** begin **
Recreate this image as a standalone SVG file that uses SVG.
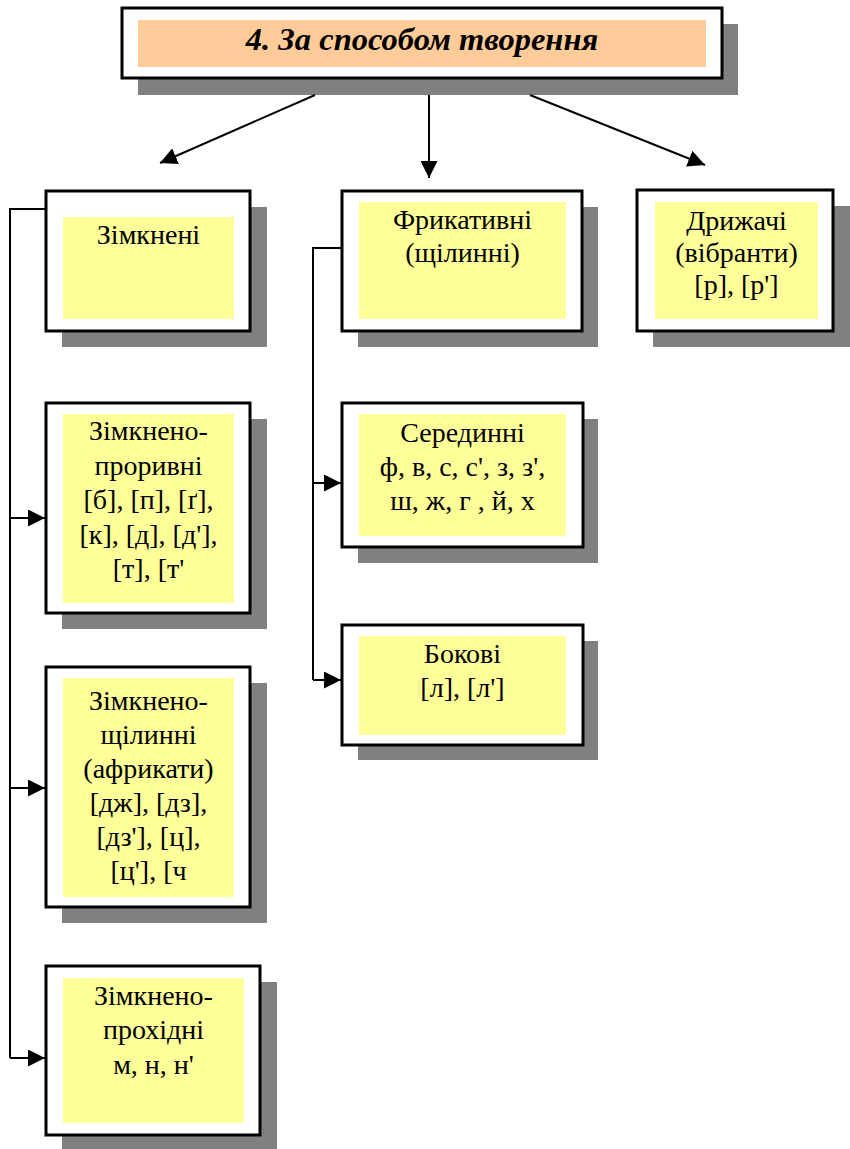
<svg xmlns="http://www.w3.org/2000/svg" width="850" height="1149" viewBox="0 0 850 1149">
<style>
.sh{fill:#808080}
.box{fill:#fff;stroke:#000;stroke-width:3}
.in{fill:#FFFF99}
.tin{fill:#FFCC99}
.t{font-family:"Liberation Serif","Times New Roman",serif;font-size:28px;fill:#000;text-anchor:middle}
.title{font-family:"Liberation Serif","Times New Roman",serif;font-size:32.5px;font-weight:bold;font-style:italic;fill:#000;text-anchor:middle}
.c{fill:none;stroke:#000;stroke-width:2}
</style>
<defs>
<marker id="ah2" viewBox="0 0 10 10" refX="10" refY="5" markerWidth="17" markerHeight="17" markerUnits="userSpaceOnUse" orient="auto">
<path d="M0,0 L10,5 L0,10 Z" fill="#000"/>
</marker>
</defs>
<g id="title">
<rect class="sh" x="138" y="24" width="600" height="71"/>
<rect class="box" x="122" y="8" width="600" height="70"/>
<rect class="tin" x="138" y="20" width="568" height="47"/>
<text class="title" x="422" y="50">4. За способом творення</text>
</g>

<g id="connectors">
<path class="c" d="M315,95 L160,163" marker-end="url(#ah2)"/>
<path class="c" d="M429,95 L429,178" marker-end="url(#ah2)"/>
<path class="c" d="M530,95 L705,165" marker-end="url(#ah2)"/>
<path class="c" d="M46,209 L10,209 L10,1058"/>
<path class="c" d="M10,518 L45,518" marker-end="url(#ah2)"/>
<path class="c" d="M10,788 L45,788" marker-end="url(#ah2)"/>
<path class="c" d="M10,1058 L45,1058" marker-end="url(#ah2)"/>
<path class="c" d="M342,248 L313,248 L313,680"/>
<path class="c" d="M313,483 L341,483" marker-end="url(#ah2)"/>
<path class="c" d="M313,680 L341,680" marker-end="url(#ah2)"/>
</g>

<g id="zimkneni">
<rect class="sh" x="62" y="207" width="205" height="140"/>
<rect class="box" x="46" y="191" width="204" height="140"/>
<rect class="in" x="63" y="217" width="171" height="102"/>
<text class="t" x="148.5" y="244">Зімкнені</text>
</g>

<g id="prorivni">
<rect class="sh" x="62" y="419" width="205" height="210"/>
<rect class="box" x="46" y="403" width="204" height="210"/>
<rect class="in" x="63" y="414" width="171" height="189"/>
<text class="t" x="148.5" y="440">Зімкнено-</text>
<text class="t" x="148.5" y="474.5">проривні</text>
<text class="t" x="148.5" y="509">[б], [п], [ґ],</text>
<text class="t" x="148.5" y="543.5">[к], [д], [д'],</text>
<text class="t" x="148.5" y="578">[т], [т'</text>
</g>

<g id="africaty">
<rect class="sh" x="62" y="683" width="205" height="240"/>
<rect class="box" x="46" y="667" width="204" height="240"/>
<rect class="in" x="63" y="678" width="171" height="219"/>
<text class="t" x="148.5" y="710">Зімкнено-</text>
<text class="t" x="148.5" y="744">щілинні</text>
<text class="t" x="148.5" y="778">(африкати)</text>
<text class="t" x="148.5" y="812">[дж], [дз],</text>
<text class="t" x="148.5" y="846">[дз'], [ц],</text>
<text class="t" x="148.5" y="880">[ц'], [ч</text>
</g>

<g id="prohidni">
<rect class="sh" x="62" y="982" width="215" height="167"/>
<rect class="box" x="46" y="966" width="214" height="169"/>
<rect class="in" x="63" y="978" width="181" height="145"/>
<text class="t" x="153.5" y="1005">Зімкнено-</text>
<text class="t" x="153.5" y="1039">прохідні</text>
<text class="t" x="153.5" y="1074">м, н, н'</text>
</g>

<g id="frikativni">
<rect class="sh" x="358" y="207" width="240" height="140"/>
<rect class="box" x="342" y="191" width="240" height="140"/>
<rect class="in" x="359" y="202" width="207" height="117"/>
<text class="t" x="462.5" y="229">Фрикативні</text>
<text class="t" x="462.5" y="262">(щілинні)</text>
</g>

<g id="seredinni">
<rect class="sh" x="358" y="419" width="240" height="144"/>
<rect class="box" x="342" y="403" width="241" height="144"/>
<rect class="in" x="359" y="414" width="207" height="122"/>
<text class="t" x="462.5" y="442">Серединні</text>
<text class="t" x="462.5" y="476">ф, в, с, с', з, з',</text>
<text class="t" x="462.5" y="510">ш, ж, г , й, х</text>
</g>

<g id="bokovi">
<rect class="sh" x="358" y="641" width="240" height="119"/>
<rect class="box" x="342" y="625" width="241" height="120"/>
<rect class="in" x="359" y="636" width="207" height="99"/>
<text class="t" x="462.5" y="663">Бокові</text>
<text class="t" x="462.5" y="697">[л], [л']</text>
</g>

<g id="dryzhachi">
<rect class="sh" x="653" y="206" width="197" height="141"/>
<rect class="box" x="637" y="190" width="196" height="141"/>
<rect class="in" x="655" y="202" width="163" height="117"/>
<text class="t" x="736.5" y="230">Дрижачі</text>
<text class="t" x="736.5" y="262">(вібранти)</text>
<text class="t" x="736.5" y="294">[р], [р']</text>
</g>
</svg>
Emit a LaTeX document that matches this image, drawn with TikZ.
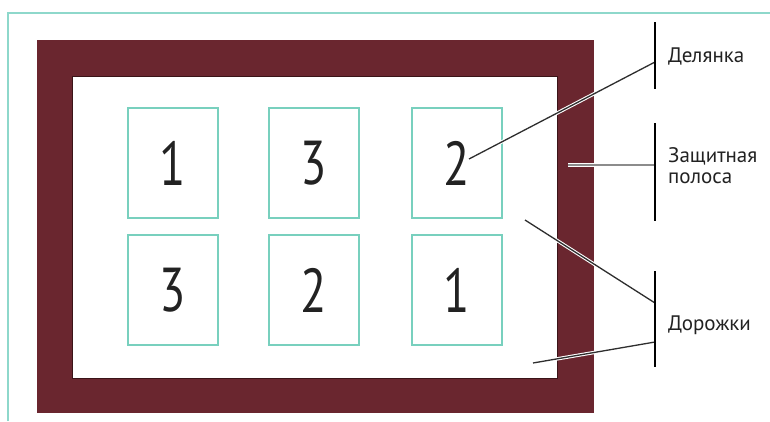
\documentclass[tikz,border=0pt]{standalone}
\usepackage{fontspec}
\setmainfont{PT Sans}
\definecolor{maroon}{HTML}{6A262F}
\definecolor{maroonedge}{HTML}{3A1418}
\definecolor{plotteal}{HTML}{78D0BE}
\definecolor{frameteal}{HTML}{8ED8CB}
\definecolor{leaddark}{HTML}{2E2E2E}
\definecolor{leadlight}{HTML}{8C8C8C}
\definecolor{textdark}{HTML}{222222}
\newcommand{\plotnum}[1]{\scalebox{0.78}[1]{#1}}
\begin{document}
\begin{tikzpicture}[x=1pt,y=-1pt,
  plotbox/.style={draw=plotteal,line width=1.6pt,minimum width=90pt,minimum height=110pt,inner sep=0pt,text=textdark,font=\fontsize{62}{62}\selectfont},
  barline/.style={line width=2.6pt,black},
  leader/.style={preaction={draw=white,line width=3.4pt},draw=leaddark,line width=1.3pt},
  leaderlight/.style={preaction={draw=white,line width=3.4pt},draw=leadlight,line width=1.6pt},
  lbl/.style={anchor=west,font=\fontsize{21}{21}\selectfont,align=left,inner sep=0pt,text=textdark}]
\fill[white] (0,0) rectangle (770,421);
\useasboundingbox (0,0) rectangle (770,421);
% outer teal frame
\draw[frameteal,line width=1.6pt] (8,421) -- (8,13) -- (770,13);
% protective strip and inner paths
\fill[maroon] (37,40) rectangle (594,413);
\filldraw[fill=white,draw=maroonedge,line width=1pt] (72,76) rectangle (557,378);
% plots
\node[plotbox] (p11) at (173,163) {\plotnum{1}};
\node[plotbox] (p12) at (314,163) {\plotnum{3}};
\node[plotbox] (p13) at (457,163) {\plotnum{2}};
\node[plotbox] (p21) at (173,290) {\plotnum{3}};
\node[plotbox] (p22) at (314,290) {\plotnum{2}};
\node[plotbox] (p23) at (457,290) {\plotnum{1}};
% bars
\coordinate (b1t) at (655,22); \coordinate (b1b) at (655,89);
\coordinate (b2t) at (655,123); \coordinate (b2b) at (655,221);
\coordinate (b3t) at (655,271); \coordinate (b3b) at (655,367);
% leader end points
\coordinate (l1) at (655,62);
\coordinate (e1) at (469,159);
\coordinate (l2) at (655,165);
\coordinate (e2) at (568,165);
\coordinate (l3) at (655,303);
\coordinate (e3) at (525,220);
\coordinate (l4) at (655,342);
\coordinate (e4) at (533,363);
\path[leader] (e1) -- (l1);
\path[leaderlight] (e2) -- (l2);
\path[leader] (e3) -- (l3);
\path[leader] (e4) -- (l4);
\draw[barline] (b1t) -- (b1b);
\draw[barline] (b2t) -- (b2b);
\draw[barline] (b3t) -- (b3b);
% labels
\node[lbl] (t1) at (668,57) {Делянка};
\node[lbl] (t2) at (668,166) {Защитная\\полоса};
\node[lbl] (t3) at (668,325) {Дорожки};
\end{tikzpicture}
\end{document}
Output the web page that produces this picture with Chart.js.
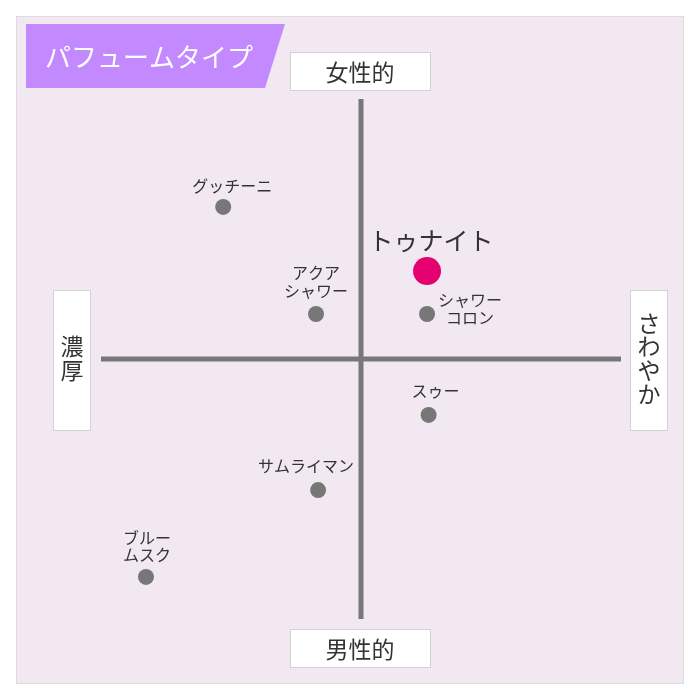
<!DOCTYPE html>
<html><head><meta charset="utf-8">
<script src="https://cdn.jsdelivr.net/npm/chart.js@4"></script>
<style>html,body{margin:0;padding:0;background:#fff;}#wrap{width:700px;height:700px;}</style>
</head><body><div id="wrap"><canvas id="c" width="700" height="700"></canvas></div>
<script>
const productNames = [["グッチーニ"],["アクア","シャワー"],["シャワー","コロン"],["スゥー"],["サムライマン"],["ブルー","ムスク"]];
const productX = [-5.3,-1.73,2.54,2.6,-1.65,-8.27];
const productY = [5.85,1.73,1.73,-2.15,-5.04,-8.38];
const highlightName = ["トゥナイト"];
const highlightX = [2.54];
const highlightY = [3.38];
const axisLabels = {top:"女性的",bottom:"男性的",left:"濃厚",right:"さわやか"};
const titleText = "パフュームタイプ";

// label offsets (px) relative to point: [dx, dy of first line]
const labelOffsets = [[9,-21],[0,-41],[43,-14],[7,-24],[-12,-24],[1,-39]];
const FONT = '"Noto Sans CJK JP","Noto Sans",sans-serif';

const decor = {
  id:'decor',
  beforeDraw(chart){
    const ctx = chart.ctx;
    ctx.save();
    ctx.fillStyle='#f2e8f2';
    ctx.fillRect(16,16,668,668);
    ctx.strokeStyle='#dedade';
    ctx.lineWidth=1;
    ctx.strokeRect(16.5,16.5,667,667);
    // title badge
    ctx.fillStyle='#c389ff';
    ctx.beginPath();
    ctx.moveTo(26,24);ctx.lineTo(285,24);ctx.lineTo(265,88);ctx.lineTo(26,88);ctx.closePath();ctx.fill();
    ctx.fillStyle='#fff';
    ctx.font='26px '+FONT;
    ctx.textAlign='center';ctx.textBaseline='middle';
    ctx.fillText(titleText,149,57);
    // axes
    const xs=chart.scales.x, ys=chart.scales.y;
    const cx=xs.getPixelForValue(0), cy=ys.getPixelForValue(0);
    ctx.strokeStyle='#777';ctx.lineWidth=5;
    ctx.beginPath();
    ctx.moveTo(cx,ys.getPixelForValue(10));ctx.lineTo(cx,ys.getPixelForValue(-10));
    ctx.moveTo(xs.getPixelForValue(-10),cy);ctx.lineTo(xs.getPixelForValue(10),cy);
    ctx.stroke();
    // label boxes
    function box(x,y,w,h){ctx.fillStyle='#fff';ctx.fillRect(x,y,w,h);ctx.strokeStyle='#d4d0d4';ctx.lineWidth=1;ctx.strokeRect(x+0.5,y+0.5,w-1,h-1);}
    box(290,52,141,39);box(290,629,141,39);box(53,290,38,141);box(630,290,38,141);
    ctx.fillStyle='#333';ctx.font='23px '+FONT;
    ctx.fillText(axisLabels.top,360,72);
    ctx.fillText(axisLabels.bottom,360,649);
    const L=[...axisLabels.left];
    L.forEach((ch,i)=>ctx.fillText(ch,72,346+i*24));
    const R=[...axisLabels.right];
    R.forEach((ch,i)=>ctx.fillText(ch,649,323+i*23.7));
    ctx.restore();
  },
  afterDatasetsDraw(chart){
    const ctx=chart.ctx;
    ctx.save();
    ctx.fillStyle='#333';ctx.textAlign='center';ctx.textBaseline='middle';
    ctx.font='16px '+FONT;
    const m0=chart.getDatasetMeta(0);
    m0.data.forEach((pt,i)=>{
      const [dx,dy]=labelOffsets[i];
      productNames[i].forEach((line,j)=>ctx.fillText(line,pt.x+dx,pt.y+dy+j*17.5));
    });
    ctx.font='25px '+FONT;
    const m1=chart.getDatasetMeta(1);
    m1.data.forEach((pt,i)=>ctx.fillText(highlightName[i],pt.x+4,pt.y-31));
    ctx.restore();
  }
};

new Chart(document.getElementById('c'),{
  type:'scatter',
  data:{datasets:[
    {data:productX.map((x,i)=>({x,y:productY[i]})),backgroundColor:'#777',borderWidth:0,pointRadius:8,pointHoverRadius:8},
    {data:highlightX.map((x,i)=>({x,y:highlightY[i]})),backgroundColor:'#e4006e',borderWidth:0,pointRadius:14,pointHoverRadius:14}
  ]},
  options:{
    responsive:false,animation:false,
    layout:{padding:{left:101,right:79,top:99,bottom:81}},
    scales:{x:{type:'linear',min:-10,max:10,display:false},y:{type:'linear',min:-10,max:10,display:false}},
    plugins:{legend:{display:false},tooltip:{enabled:false}}
  },
  plugins:[decor]
});
</script></body></html>
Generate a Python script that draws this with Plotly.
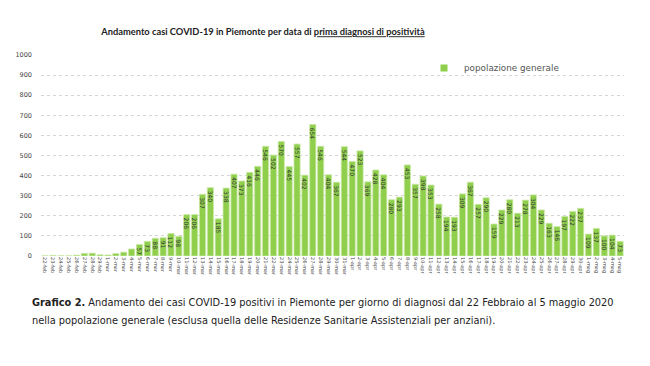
import plotly.graph_objects as go

dates = (
    [f"{d}-feb" for d in range(22, 30)]
    + [f"{d}-mar" for d in range(1, 32)]
    + [f"{d}-apr" for d in range(1, 31)]
    + [f"{d}-mag" for d in range(1, 6)]
)

cases_feb = [1, 3, 1, 1, 4, 13, 14, 6]
cases_mar = [5, 12, 19, 35, 57, 73, 88, 91, 112, 98, 206, 206, 307, 340, 185, 338,
             407, 373, 416, 446, 546, 502, 570, 445, 557, 402, 654, 546, 404, 367, 544]
cases_apr = [470, 523, 369, 428, 404, 280, 293, 453, 357, 398, 353, 258, 194, 193, 309,
             367, 257, 290, 159, 229, 280, 213, 278, 304, 229, 163, 146, 197, 222, 237]
cases_mag = [109, 137, 100, 104, 73]
cases = cases_feb + cases_mar + cases_apr + cases_mag

labels = [str(v) if v >= 50 else "" for v in cases]

FONT = "DejaVu Sans"
GREEN = "#8fcf4c"

# page has an 8px body margin; figure sized to fit inside it
W, H = 634, 350
L, R, T, B = 33, 18, 47, 102
PW, PH = W - L - R, H - T - B


def px(xp):  # page x -> paper x
    return (xp - 8 - L) / PW


def py(yp):  # page y -> paper y
    return (H - B - (yp - 8)) / PH


fig = go.Figure()
fig.add_trace(go.Bar(
    x=dates, y=cases, name="popolazione generale", showlegend=False,
    marker=dict(color=GREEN, line=dict(color="#c9e9a6", width=0.8)),
    text=labels, textposition="inside", insidetextanchor="end",
    textangle=90, constraintext="none",
    textfont=dict(family=FONT, size=6, color="#333333"),
))
fig.add_trace(go.Scatter(
    x=[None], y=[None], mode="markers", name="popolazione generale",
    marker=dict(symbol="square", size=7, color=GREEN),
))

fig.update_layout(
    width=W, height=H,
    margin=dict(l=L, r=R, t=T, b=B, autoexpand=False),
    paper_bgcolor="white", plot_bgcolor="white",
    bargap=0.22,
    showlegend=True,
    uniformtext=dict(minsize=6, mode="show"),
    title=dict(
        text="<b>Andamento casi COVID-19 in Piemonte per data di <u>prima diagnosi di positività</u></b>",
        x=(263 - 8) / W, xanchor="center", xref="container",
        y=1 - (32 - 8) / H, yanchor="middle", yref="container",
        font=dict(family="Lato", size=9.3, color="#222222"),
    ),
    legend=dict(
        x=px(424), y=py(68), xanchor="left", yanchor="middle",
        bgcolor="rgba(0,0,0,0)", font=dict(family=FONT, size=8.8, color="#555555"),
        itemwidth=30,
    ),
    xaxis=dict(
        type="category", tickangle=90, tickfont=dict(family=FONT, size=5, color="#444444"),
        showgrid=False, showline=False, ticks="", automargin=False,
    ),
    yaxis=dict(
        range=[0, 1000], dtick=100, showgrid=True, gridcolor="#d5d5d5", griddash="dot",
        gridwidth=1, zeroline=False, showline=False, automargin=False,
        ticklabelstandoff=8,
        tickfont=dict(family=FONT, size=6.5, color="#444444"),
    ),
    annotations=[
        dict(
            text="<b>Grafico 2.</b> Andamento dei casi COVID-19 positivi in Piemonte per giorno di diagnosi dal 22 Febbraio al 5 maggio 2020",
            xref="paper", yref="paper", x=px(30), y=py(302),
            xanchor="left", yanchor="middle", align="left", showarrow=False,
            font=dict(family=FONT, size=9.8, color="#222222"),
        ),
        dict(
            text="nella popolazione generale (esclusa quella delle Residenze Sanitarie Assistenziali per anziani).",
            xref="paper", yref="paper", x=px(30), y=py(320),
            xanchor="left", yanchor="middle", align="left", showarrow=False,
            font=dict(family=FONT, size=9.8, color="#222222"),
        ),
    ],
)

fig.write_html("out.html")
** end **
(What the exercise asks):
Above are records with pictures. Reproduce exactly only the lines from the line with "Generate a Python" through the line with "labels = [str(v)", both ends included, and leave the pictures out.

(Finished answer):
Generate a Python script that draws this with Plotly.
import plotly.graph_objects as go

dates = (
    [f"{d}-feb" for d in range(22, 30)]
    + [f"{d}-mar" for d in range(1, 32)]
    + [f"{d}-apr" for d in range(1, 31)]
    + [f"{d}-mag" for d in range(1, 6)]
)

cases_feb = [1, 3, 1, 1, 4, 13, 14, 6]
cases_mar = [5, 12, 19, 35, 57, 73, 88, 91, 112, 98, 206, 206, 307, 340, 185, 338,
             407, 373, 416, 446, 546, 502, 570, 445, 557, 402, 654, 546, 404, 367, 544]
cases_apr = [470, 523, 369, 428, 404, 280, 293, 453, 357, 398, 353, 258, 194, 193, 309,
             367, 257, 290, 159, 229, 280, 213, 278, 304, 229, 163, 146, 197, 222, 237]
cases_mag = [109, 137, 100, 104, 73]
cases = cases_feb + cases_mar + cases_apr + cases_mag

labels = [str(v) if v >= 50 else "" for v in cases]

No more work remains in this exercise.